Economia
Pochi soldi in più, ma contratti più precari: il bastone e la carota del decreto Lavoro
Il testo definitivo non c’è ancora, ma dal comunicato ufficiale di Palazzo Chigi ne esce una riforma che penalizza i giovani, perché si tolgono le causali al lavoro a tempo determinato, e appesantisce le buste paga ma solo fino a dicembre
Manca ancora un testo definitivo e tutto quello che è possibile conoscere sul taglio del cuneo fiscale, ovvero la riduzione delle tasse sul lavoro, e sulla liberalizzazione dei contratti a termine, deriva dal comunicato stampa lanciato ieri, in occasione della giornata dei Lavoratori, da Palazzo Chigi. Quindi, la premessa è che, nonostante la grande enfasi, il testo del Decreto Lavoro ancora non c'è.

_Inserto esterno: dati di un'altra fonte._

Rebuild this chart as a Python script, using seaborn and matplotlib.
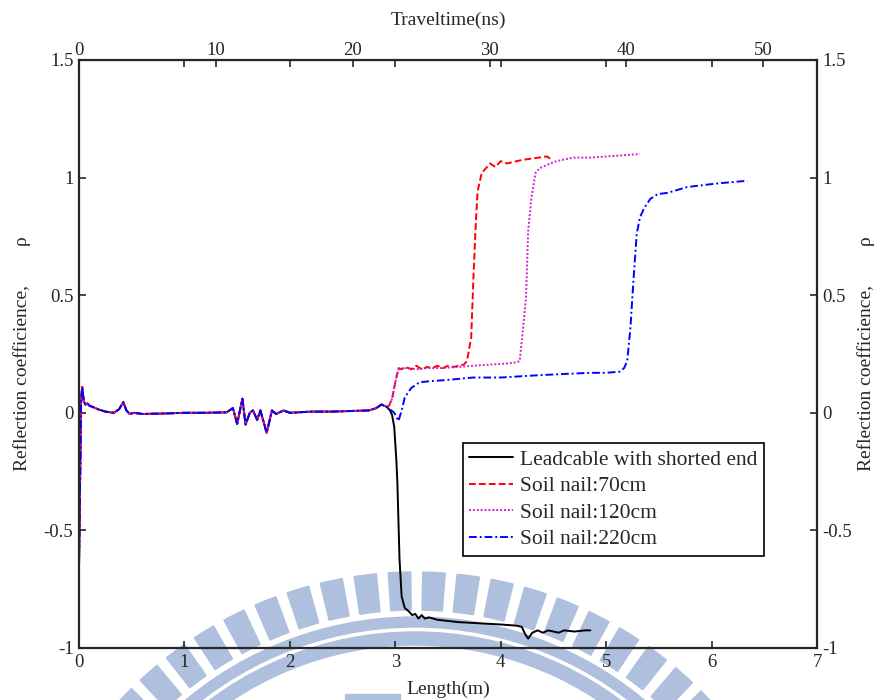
import numpy as np
import pandas as pd
import matplotlib
matplotlib.use("Agg")
import matplotlib.pyplot as plt
import matplotlib.patches as mpatches
from matplotlib.ticker import FixedLocator, FixedFormatter
import seaborn as sns

# ---- data -------------------------------------------------------------
# shared part of every trace (before the end of the lead cable)
common_len = [0.00, 0.01, 0.02, 0.03, 0.045, 0.06, 0.08, 0.10, 0.13, 0.18,
              0.25, 0.33, 0.38, 0.42, 0.45, 0.48, 0.52, 0.60, 0.80, 1.00,
              1.20, 1.40, 1.46, 1.50, 1.55, 1.58, 1.62, 1.65, 1.69, 1.72,
              1.78, 1.83, 1.87, 1.94, 2.00, 2.20, 2.40, 2.60, 2.75, 2.82,
              2.87, 2.92]
common_rho = [-0.66, -0.30, 0.05, 0.11, 0.05, 0.035, 0.04, 0.03, 0.025, 0.015,
              0.005, 0.0, 0.015, 0.045, 0.01, -0.005, 0.0, -0.005, -0.003, 0.0,
              0.0, 0.002, 0.02, -0.047, 0.06, -0.05, 0.0, 0.01, -0.03, 0.01,
              -0.085, 0.01, -0.005, 0.01, 0.0, 0.005, 0.005, 0.008, 0.01, 0.02,
              0.035, 0.025]

lead_len = [2.95, 2.97, 2.99, 3.01, 3.02, 3.04, 3.06, 3.09, 3.13, 3.16, 3.19,
            3.22, 3.25, 3.28, 3.32, 3.40, 3.60, 3.80, 4.00, 4.15, 4.20, 4.23,
            4.26, 4.30, 4.35, 4.40, 4.45, 4.50, 4.55, 4.60, 4.70, 4.80, 4.85]
lead_rho = [0.01, -0.01, -0.06, -0.20, -0.30, -0.62, -0.78, -0.83, -0.845,
            -0.86, -0.855, -0.875, -0.86, -0.875, -0.87, -0.88, -0.89, -0.895,
            -0.90, -0.905, -0.91, -0.94, -0.96, -0.935, -0.925, -0.935, -0.925,
            -0.93, -0.935, -0.925, -0.93, -0.925, -0.925]

nail70_len = [2.94, 2.97, 3.00, 3.03, 3.06, 3.10, 3.15, 3.20, 3.25, 3.30,
              3.35, 3.40, 3.45, 3.50, 3.55, 3.60, 3.65, 3.68, 3.72, 3.74,
              3.76, 3.78, 3.82, 3.90, 3.95, 4.00, 4.06, 4.20, 4.36, 4.44, 4.47]
nail70_rho = [0.03, 0.06, 0.13, 0.19, 0.185, 0.195, 0.185, 0.20, 0.185, 0.195,
              0.19, 0.20, 0.19, 0.20, 0.195, 0.20, 0.205, 0.22, 0.32, 0.56,
              0.77, 0.94, 1.02, 1.06, 1.045, 1.07, 1.06, 1.075, 1.085, 1.09, 1.08]

nail120_len = [2.94, 2.97, 3.00, 3.03, 3.10, 3.20, 3.30, 3.42, 3.60, 3.74,
               3.90, 4.07, 4.15, 4.18, 4.21, 4.24, 4.26, 4.29, 4.33, 4.37,
               4.47, 4.53, 4.69, 4.85, 5.01, 5.32]
nail120_rho = [0.03, 0.06, 0.13, 0.185, 0.19, 0.185, 0.19, 0.19, 0.195, 0.20,
               0.205, 0.21, 0.215, 0.22, 0.35, 0.49, 0.77, 0.91, 1.02, 1.04,
               1.06, 1.07, 1.085, 1.085, 1.09, 1.10]

nail220_len = [2.95, 2.99, 3.03, 3.06, 3.09, 3.15, 3.23, 3.35, 3.50, 3.74,
               4.00, 4.37, 4.60, 4.85, 5.00, 5.13, 5.17, 5.20, 5.23, 5.26,
               5.29, 5.32, 5.36, 5.42, 5.49, 5.58, 5.77, 6.05, 6.30, 6.34]
nail220_rho = [0.015, 0.0, -0.035, 0.01, 0.065, 0.105, 0.13, 0.135, 0.14, 0.15,
               0.15, 0.16, 0.165, 0.17, 0.17, 0.175, 0.19, 0.22, 0.36, 0.57,
               0.76, 0.83, 0.87, 0.91, 0.93, 0.935, 0.96, 0.975, 0.985, 0.985]

series_names = ["Leadcable with shorted end", "Soil nail:70cm",
                "Soil nail:120cm", "Soil nail:220cm"]
series_len = [lead_len, nail70_len, nail120_len, nail220_len]
series_rho = [lead_rho, nail70_rho, nail120_rho, nail220_rho]

x_ticks = [0, 1, 2, 3, 4, 5, 6, 7]
y_ticks = [-1, -0.5, 0, 0.5, 1, 1.5]
y_tick_labels = ["-1", "-0.5", "0", "0.5", "1", "1.5"]
ns_ticks = [0, 10, 20, 30, 40, 50]
ns_per_m = 7.704  # two-way travel time per metre of cable

# ---- style --------------------------------------------------------------
sns.set_style("ticks")
plt.rcParams["font.family"] = ["Liberation Serif", "DejaVu Serif"]
plt.rcParams["axes.unicode_minus"] = False

frames = []
for name, L, r in zip(series_names, series_len, series_rho):
    frames.append(pd.DataFrame({"Length": common_len + L,
                                "rho": common_rho + r,
                                "trace": name}))
df = pd.concat(frames, ignore_index=True)

W, H = 881, 700
fig = plt.figure(figsize=(W / 100, H / 100), dpi=100)
fig.patch.set_facecolor("white")

# background emblem: arc of radial bars with two rings (pixel coordinates)
emb_col = "#afbfde"
ecx, ecy = 415, H - 975
for k in range(40):
    a = 22 + k * 4.9
    if a > 160:
        break
    fig.patches.append(mpatches.Wedge((ecx, ecy), 403, a, a + 3.2, width=38,
                                      transform=None, color=emb_col, zorder=-5))
for r_out, width in [(358, 10), (343, 13)]:
    fig.patches.append(mpatches.Wedge((ecx, ecy), r_out, 0, 180, width=width,
                                      transform=None, color=emb_col, zorder=-5))
fig.patches.append(mpatches.Rectangle((345, 0), 55, 6, transform=None,
                                      color=emb_col, zorder=-5))

ax = fig.add_axes([79 / W, 1 - 648 / H, 738 / W, 588 / H])
ax.set_facecolor("none")

palette = {"Leadcable with shorted end": "black", "Soil nail:70cm": "red",
           "Soil nail:120cm": "#d020d0", "Soil nail:220cm": "blue"}
dashes = {"Leadcable with shorted end": "",
          "Soil nail:70cm": (3.5, 1.6),
          "Soil nail:120cm": (1, 1),
          "Soil nail:220cm": (4, 1.5, 1, 1.5)}
sns.lineplot(data=df, x="Length", y="rho", hue="trace", style="trace",
             palette=palette, dashes=dashes, sort=False, estimator=None,
             linewidth=1.4, ax=ax, legend=True)

ax.set_xlim(0, 7)
ax.set_ylim(-1, 1.5)
ax.xaxis.set_major_locator(FixedLocator(x_ticks))
ax.yaxis.set_major_locator(FixedLocator(y_ticks))
ax.yaxis.set_major_formatter(FixedFormatter(y_tick_labels))
ax.tick_params(direction="in", length=5, width=1.2, top=True, right=True,
               labelright=True, labelsize=13.5, pad=4)
for s in ax.spines.values():
    s.set_visible(True)
    s.set_linewidth(1.6)
ax.set_xlabel("Length(m)", fontsize=14, labelpad=7)
ylab = "Reflection coefficience,        \u03c1"
ax.set_ylabel(ylab, fontsize=14, labelpad=9)
ax.text(1.067, 0.5, ylab, transform=ax.transAxes, rotation=90,
        fontsize=14, ha="center", va="center")

sec = ax.secondary_xaxis("top", functions=(lambda L: L * ns_per_m,
                                           lambda t: t / ns_per_m))
sec.set_xticks(ns_ticks)
sec.tick_params(direction="in", length=5, width=1.2, labelsize=13.5, pad=1)
sec.set_xlabel("Traveltime(ns)", fontsize=14, labelpad=12)

leg = ax.legend(loc="upper left", bbox_to_anchor=((463 - 79) / 738, (648 - 443) / 588),
                borderaxespad=0, frameon=True, fancybox=False, fontsize=15.5,
                handlelength=2.0, borderpad=0.3, labelspacing=0.3,
                handletextpad=0.35)
leg.get_frame().set_edgecolor("black")
leg.get_frame().set_linewidth(1.2)
leg.get_frame().set_alpha(1)

fig.savefig("out.png", dpi=100)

Le novità, comunque, dovrebbero essere tre. La prima è che, grazie a un tesoretto individuato dal Documento di Economia e Finanza, il Def, da 3,4 miliardi provenienti da extra deficit, tra luglio e dicembre di quest'anno sarà possibile abbassare la pressione fiscale sui salari medio bassi. Sono circolate anche alcune cifre e si parla di un vantaggio tra gli 80 e i 100 euro al mese fino a 35mila euro di stipendio. Però, lo ripetiamo, l'intervento sarà una tantum, entrerà in vigore dal primo di luglio e scadrà a fine anno. Inoltre non è detto che il provvedimento rientri nel Decreto Lavoro, è possibile che il governo rinvii il provvedimento.
Il secondo affondo della manovra riguarda l'estensione dei contratti a tempo determinato, come se se ne sentisse il bisogno, dal momento che una delle maggiori problematiche del mondo del lavoro in Italia è proprio l'eccesso di utilizzo di contratti a tempo determinato. Il governo Meloni, infatti, punta ad alleggerire le regole, in particolare ad eliminare le causali per la proroga dei contratti a tempo determinato. Quindi, secondo la nuova disciplina, al datore di lavoro è concesso prorogare oltre i 12 mesi o rinnovare un contratto a tempo determinato, per un massimo di 24 mesi, il contratto a termine.
Infine, il provvedimento più importante riguarda il superamento del Reddito di Cittadinanza che il governo ha intenzione di disintegrare in una sfilza di incentivi differenti e altrettante sigle, rendendo più complicato l'accesso all'assegno. Verrà introdotta la Prestazione d'accompagnamento al lavoro (Pal) per traghettare fino alla fine dell'anno chi a luglio perderà il Rdc e ammonterà a un massimo di 350 euro al mese. Poi viene introdotto un assegno di inclusione sociale e lavorativa del valore di 480 euro per le famiglie con figli minorenni o un anziano e che, secondo il governo, non sono occupabili. Mentre per gli altri è stato previsto un contributo di accompagnamento al lavoro da 350 euro.
Sul fronte del taglio di 3,4 miliardi al cuneo fiscale Francesco Seghizzi di Adapt, spiega come gli effetti sulle buste paga dei lavoratori sono quasi impercettibili e sarebbe stato meglio investire quel denaro in capitoli di spesa, come il lavoro di cura, il rafforzamento dell'Ispettorato, l'innovazione tecnologica, la formazione. Ma ovviamente avrebbe fatto meno presa sulla popolazione e non ci sarebbe stato l'effetto annuncio, che tra l'altro è calato proprio in occasione del primo maggio.
La mancetta per i redditi medio bassi ha quindi adombrato il provvedimento sulla flessibilizzazione del mondo del lavoro, che come già successo in passato, contribuirà a creare una miriade di contratti precari, con poche garanzie e a basso costo per il datore del lavoro. Per altro si tratta di una mossa che va esattamente nel segno opposto rispetto a quella varata in Spagna dove, una limitazione del tempo determinato, ha effettivamente contrastato il fenomeno del precariato.